REQUIRED WORK: Please copy the lines below exactly, from the first one through the line showing "const xTicks = [2,4,6,8,10,12,14];".

DATA SEGMENT:
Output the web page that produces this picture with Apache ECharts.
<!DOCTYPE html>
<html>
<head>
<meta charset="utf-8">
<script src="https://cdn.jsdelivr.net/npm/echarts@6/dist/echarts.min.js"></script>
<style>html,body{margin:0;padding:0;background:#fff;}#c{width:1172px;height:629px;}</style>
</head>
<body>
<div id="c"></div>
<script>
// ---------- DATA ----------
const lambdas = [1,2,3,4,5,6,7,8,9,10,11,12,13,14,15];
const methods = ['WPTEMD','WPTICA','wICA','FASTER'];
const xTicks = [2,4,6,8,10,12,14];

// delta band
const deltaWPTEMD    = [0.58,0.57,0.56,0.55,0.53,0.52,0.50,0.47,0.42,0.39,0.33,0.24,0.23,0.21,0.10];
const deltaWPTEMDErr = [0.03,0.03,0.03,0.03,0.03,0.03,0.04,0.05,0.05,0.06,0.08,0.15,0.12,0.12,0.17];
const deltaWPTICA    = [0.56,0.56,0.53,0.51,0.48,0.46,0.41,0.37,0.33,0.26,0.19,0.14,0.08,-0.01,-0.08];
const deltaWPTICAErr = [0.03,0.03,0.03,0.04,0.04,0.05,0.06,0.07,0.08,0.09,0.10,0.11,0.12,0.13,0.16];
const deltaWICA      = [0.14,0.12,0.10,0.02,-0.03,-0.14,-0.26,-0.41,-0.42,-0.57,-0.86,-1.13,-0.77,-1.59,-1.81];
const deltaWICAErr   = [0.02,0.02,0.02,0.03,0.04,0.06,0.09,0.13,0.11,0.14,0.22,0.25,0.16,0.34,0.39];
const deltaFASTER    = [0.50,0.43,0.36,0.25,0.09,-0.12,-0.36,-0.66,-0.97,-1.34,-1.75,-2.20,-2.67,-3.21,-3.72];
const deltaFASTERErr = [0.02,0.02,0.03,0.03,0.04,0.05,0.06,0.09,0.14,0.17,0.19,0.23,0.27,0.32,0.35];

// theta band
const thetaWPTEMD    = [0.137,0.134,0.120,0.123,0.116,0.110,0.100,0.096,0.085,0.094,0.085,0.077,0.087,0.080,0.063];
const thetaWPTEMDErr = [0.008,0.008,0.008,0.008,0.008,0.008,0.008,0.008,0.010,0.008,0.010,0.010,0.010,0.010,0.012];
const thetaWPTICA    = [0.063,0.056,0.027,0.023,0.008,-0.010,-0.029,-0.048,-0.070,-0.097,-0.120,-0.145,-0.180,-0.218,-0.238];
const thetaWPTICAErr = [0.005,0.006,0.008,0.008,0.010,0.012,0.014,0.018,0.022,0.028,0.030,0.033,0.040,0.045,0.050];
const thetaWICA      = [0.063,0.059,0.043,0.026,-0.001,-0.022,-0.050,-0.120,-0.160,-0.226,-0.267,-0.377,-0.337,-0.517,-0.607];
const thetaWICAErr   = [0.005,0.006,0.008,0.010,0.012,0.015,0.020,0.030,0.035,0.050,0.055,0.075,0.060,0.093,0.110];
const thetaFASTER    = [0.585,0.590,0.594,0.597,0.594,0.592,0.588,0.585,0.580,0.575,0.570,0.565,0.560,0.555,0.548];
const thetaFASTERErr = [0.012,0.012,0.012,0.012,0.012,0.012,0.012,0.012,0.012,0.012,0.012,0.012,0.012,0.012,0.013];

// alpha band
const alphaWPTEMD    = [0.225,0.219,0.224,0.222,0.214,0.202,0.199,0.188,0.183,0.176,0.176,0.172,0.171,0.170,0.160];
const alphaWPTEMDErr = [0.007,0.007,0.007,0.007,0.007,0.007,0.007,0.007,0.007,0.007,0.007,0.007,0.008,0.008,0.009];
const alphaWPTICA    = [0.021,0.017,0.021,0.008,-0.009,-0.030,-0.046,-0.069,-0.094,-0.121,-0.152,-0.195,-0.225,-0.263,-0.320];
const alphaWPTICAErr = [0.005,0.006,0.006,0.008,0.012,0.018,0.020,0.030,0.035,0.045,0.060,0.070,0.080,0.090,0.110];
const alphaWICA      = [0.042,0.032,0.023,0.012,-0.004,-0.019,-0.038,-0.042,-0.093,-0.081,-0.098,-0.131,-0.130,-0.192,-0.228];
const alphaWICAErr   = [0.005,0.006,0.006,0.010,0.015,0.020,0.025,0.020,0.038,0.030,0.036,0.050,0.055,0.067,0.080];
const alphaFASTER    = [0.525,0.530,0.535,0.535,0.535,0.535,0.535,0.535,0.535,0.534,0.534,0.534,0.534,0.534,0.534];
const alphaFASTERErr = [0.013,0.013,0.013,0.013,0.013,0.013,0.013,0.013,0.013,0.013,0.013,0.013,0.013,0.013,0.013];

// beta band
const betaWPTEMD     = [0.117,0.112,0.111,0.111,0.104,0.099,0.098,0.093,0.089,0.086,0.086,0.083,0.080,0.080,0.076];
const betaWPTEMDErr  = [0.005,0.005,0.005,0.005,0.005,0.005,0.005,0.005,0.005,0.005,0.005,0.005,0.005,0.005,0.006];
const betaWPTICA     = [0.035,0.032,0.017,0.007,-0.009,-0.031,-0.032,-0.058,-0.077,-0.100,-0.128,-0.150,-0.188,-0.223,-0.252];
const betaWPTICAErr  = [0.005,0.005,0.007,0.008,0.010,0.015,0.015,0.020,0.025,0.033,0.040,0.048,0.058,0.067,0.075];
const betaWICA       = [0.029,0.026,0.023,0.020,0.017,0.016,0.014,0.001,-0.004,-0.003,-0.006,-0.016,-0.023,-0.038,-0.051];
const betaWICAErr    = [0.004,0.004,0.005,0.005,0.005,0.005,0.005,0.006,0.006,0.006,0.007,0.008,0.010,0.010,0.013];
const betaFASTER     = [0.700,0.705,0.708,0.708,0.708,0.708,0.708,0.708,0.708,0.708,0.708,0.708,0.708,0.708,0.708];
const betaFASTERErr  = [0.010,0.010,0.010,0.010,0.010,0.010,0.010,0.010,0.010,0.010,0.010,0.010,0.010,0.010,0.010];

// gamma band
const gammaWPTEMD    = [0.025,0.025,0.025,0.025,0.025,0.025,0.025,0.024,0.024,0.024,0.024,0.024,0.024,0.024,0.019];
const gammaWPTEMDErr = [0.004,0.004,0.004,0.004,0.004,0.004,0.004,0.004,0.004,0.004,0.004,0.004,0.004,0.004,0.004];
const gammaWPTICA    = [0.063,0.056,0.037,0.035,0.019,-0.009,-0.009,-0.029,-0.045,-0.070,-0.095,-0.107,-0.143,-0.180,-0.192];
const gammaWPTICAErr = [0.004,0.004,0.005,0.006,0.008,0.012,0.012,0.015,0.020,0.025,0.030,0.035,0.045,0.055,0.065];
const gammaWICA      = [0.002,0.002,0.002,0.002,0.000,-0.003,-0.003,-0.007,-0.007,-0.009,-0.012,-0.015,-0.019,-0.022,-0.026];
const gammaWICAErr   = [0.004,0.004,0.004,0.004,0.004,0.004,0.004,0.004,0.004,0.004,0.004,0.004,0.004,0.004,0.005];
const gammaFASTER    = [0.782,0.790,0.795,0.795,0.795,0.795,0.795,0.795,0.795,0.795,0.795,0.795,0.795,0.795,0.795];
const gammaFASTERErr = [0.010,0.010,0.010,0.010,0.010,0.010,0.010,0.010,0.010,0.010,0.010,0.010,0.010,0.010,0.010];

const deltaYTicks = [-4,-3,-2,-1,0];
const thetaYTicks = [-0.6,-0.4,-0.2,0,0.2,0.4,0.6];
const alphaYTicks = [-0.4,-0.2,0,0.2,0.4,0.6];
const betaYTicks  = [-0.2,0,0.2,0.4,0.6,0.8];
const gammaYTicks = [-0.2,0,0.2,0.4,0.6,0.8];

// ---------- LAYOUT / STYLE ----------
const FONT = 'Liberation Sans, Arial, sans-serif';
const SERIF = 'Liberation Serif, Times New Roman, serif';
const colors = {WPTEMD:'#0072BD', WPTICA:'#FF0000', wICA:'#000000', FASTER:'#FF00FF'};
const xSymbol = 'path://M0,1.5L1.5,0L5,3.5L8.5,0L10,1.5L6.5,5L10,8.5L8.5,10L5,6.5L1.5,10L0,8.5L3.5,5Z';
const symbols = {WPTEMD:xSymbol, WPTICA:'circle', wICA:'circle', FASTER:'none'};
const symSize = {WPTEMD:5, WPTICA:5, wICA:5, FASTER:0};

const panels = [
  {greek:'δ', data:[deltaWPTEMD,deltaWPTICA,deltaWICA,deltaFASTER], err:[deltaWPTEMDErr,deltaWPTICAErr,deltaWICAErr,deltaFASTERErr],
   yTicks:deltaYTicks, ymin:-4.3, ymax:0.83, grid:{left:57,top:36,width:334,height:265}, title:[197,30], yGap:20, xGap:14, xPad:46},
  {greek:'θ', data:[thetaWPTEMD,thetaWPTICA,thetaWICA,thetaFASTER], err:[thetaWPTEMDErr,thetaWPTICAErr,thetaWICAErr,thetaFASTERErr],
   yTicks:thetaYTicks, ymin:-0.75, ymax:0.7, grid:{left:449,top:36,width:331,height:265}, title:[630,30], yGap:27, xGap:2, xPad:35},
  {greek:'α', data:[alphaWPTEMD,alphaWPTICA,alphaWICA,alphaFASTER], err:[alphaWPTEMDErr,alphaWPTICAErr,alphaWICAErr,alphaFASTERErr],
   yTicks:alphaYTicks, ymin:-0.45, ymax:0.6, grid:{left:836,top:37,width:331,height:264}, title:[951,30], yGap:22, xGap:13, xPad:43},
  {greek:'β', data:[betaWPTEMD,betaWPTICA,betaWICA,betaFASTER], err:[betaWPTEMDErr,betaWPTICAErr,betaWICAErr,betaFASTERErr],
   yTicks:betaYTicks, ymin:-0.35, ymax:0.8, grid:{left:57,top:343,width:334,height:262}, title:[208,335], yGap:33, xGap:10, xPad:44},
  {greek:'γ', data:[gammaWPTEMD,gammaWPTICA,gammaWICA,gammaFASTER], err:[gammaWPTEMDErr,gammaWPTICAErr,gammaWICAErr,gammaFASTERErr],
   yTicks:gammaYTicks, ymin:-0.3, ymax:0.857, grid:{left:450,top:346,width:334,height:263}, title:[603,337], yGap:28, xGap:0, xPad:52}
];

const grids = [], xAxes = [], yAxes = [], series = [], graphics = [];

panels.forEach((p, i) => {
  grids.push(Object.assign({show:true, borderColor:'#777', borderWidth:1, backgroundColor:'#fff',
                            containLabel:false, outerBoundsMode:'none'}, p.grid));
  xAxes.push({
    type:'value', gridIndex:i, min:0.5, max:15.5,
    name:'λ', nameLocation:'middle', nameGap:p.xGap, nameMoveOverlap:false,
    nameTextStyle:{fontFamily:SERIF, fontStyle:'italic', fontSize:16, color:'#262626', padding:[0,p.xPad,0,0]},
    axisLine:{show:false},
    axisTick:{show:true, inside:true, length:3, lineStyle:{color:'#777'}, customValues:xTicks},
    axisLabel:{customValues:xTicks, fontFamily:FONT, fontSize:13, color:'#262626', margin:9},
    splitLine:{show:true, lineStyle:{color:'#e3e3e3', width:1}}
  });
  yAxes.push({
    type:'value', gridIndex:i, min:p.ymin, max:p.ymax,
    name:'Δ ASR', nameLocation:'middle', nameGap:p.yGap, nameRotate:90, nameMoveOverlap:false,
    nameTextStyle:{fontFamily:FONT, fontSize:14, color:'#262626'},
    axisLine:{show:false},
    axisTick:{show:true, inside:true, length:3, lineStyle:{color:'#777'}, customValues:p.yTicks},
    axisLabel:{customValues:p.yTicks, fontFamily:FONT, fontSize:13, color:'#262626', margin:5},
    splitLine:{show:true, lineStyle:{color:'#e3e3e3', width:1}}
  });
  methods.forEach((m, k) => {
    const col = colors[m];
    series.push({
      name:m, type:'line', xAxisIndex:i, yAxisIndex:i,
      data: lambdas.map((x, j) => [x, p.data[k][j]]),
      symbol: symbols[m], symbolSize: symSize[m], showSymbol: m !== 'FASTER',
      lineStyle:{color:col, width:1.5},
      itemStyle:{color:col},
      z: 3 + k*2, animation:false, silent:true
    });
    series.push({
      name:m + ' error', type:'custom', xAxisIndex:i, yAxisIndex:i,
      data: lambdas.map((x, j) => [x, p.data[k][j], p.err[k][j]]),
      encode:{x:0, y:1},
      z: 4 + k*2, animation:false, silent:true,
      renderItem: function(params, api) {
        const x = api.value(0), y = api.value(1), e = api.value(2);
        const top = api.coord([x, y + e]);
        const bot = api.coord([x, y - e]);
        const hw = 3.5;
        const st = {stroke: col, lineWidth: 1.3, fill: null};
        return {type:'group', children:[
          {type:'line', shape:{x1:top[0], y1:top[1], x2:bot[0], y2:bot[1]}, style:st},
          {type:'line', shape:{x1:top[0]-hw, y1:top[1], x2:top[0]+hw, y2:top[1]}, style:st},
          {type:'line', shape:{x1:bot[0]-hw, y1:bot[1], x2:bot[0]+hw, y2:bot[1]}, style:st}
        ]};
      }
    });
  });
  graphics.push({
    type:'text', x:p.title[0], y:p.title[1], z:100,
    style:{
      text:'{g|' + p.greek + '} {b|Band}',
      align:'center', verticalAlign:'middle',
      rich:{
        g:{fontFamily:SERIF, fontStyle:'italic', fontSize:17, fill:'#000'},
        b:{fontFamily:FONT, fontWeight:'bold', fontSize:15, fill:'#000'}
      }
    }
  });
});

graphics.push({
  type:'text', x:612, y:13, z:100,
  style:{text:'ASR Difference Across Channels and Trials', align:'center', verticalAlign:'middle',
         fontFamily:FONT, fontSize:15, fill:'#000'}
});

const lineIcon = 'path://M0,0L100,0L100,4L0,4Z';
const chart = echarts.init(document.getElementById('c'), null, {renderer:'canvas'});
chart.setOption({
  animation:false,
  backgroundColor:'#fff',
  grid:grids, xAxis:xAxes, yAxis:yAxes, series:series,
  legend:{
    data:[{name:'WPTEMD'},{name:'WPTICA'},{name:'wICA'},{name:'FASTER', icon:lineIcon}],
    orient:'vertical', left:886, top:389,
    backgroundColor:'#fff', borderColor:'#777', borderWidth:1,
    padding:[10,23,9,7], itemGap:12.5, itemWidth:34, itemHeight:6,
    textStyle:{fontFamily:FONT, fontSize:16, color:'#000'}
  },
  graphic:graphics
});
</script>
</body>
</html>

ANSWER TO THIS EXERCISE:
Output the web page that produces this picture with Apache ECharts.
<!DOCTYPE html>
<html>
<head>
<meta charset="utf-8">
<script src="https://cdn.jsdelivr.net/npm/echarts@6/dist/echarts.min.js"></script>
<style>html,body{margin:0;padding:0;background:#fff;}#c{width:1172px;height:629px;}</style>
</head>
<body>
<div id="c"></div>
<script>
// ---------- DATA ----------
const lambdas = [1,2,3,4,5,6,7,8,9,10,11,12,13,14,15];
const methods = ['WPTEMD','WPTICA','wICA','FASTER'];
const xTicks = [2,4,6,8,10,12,14];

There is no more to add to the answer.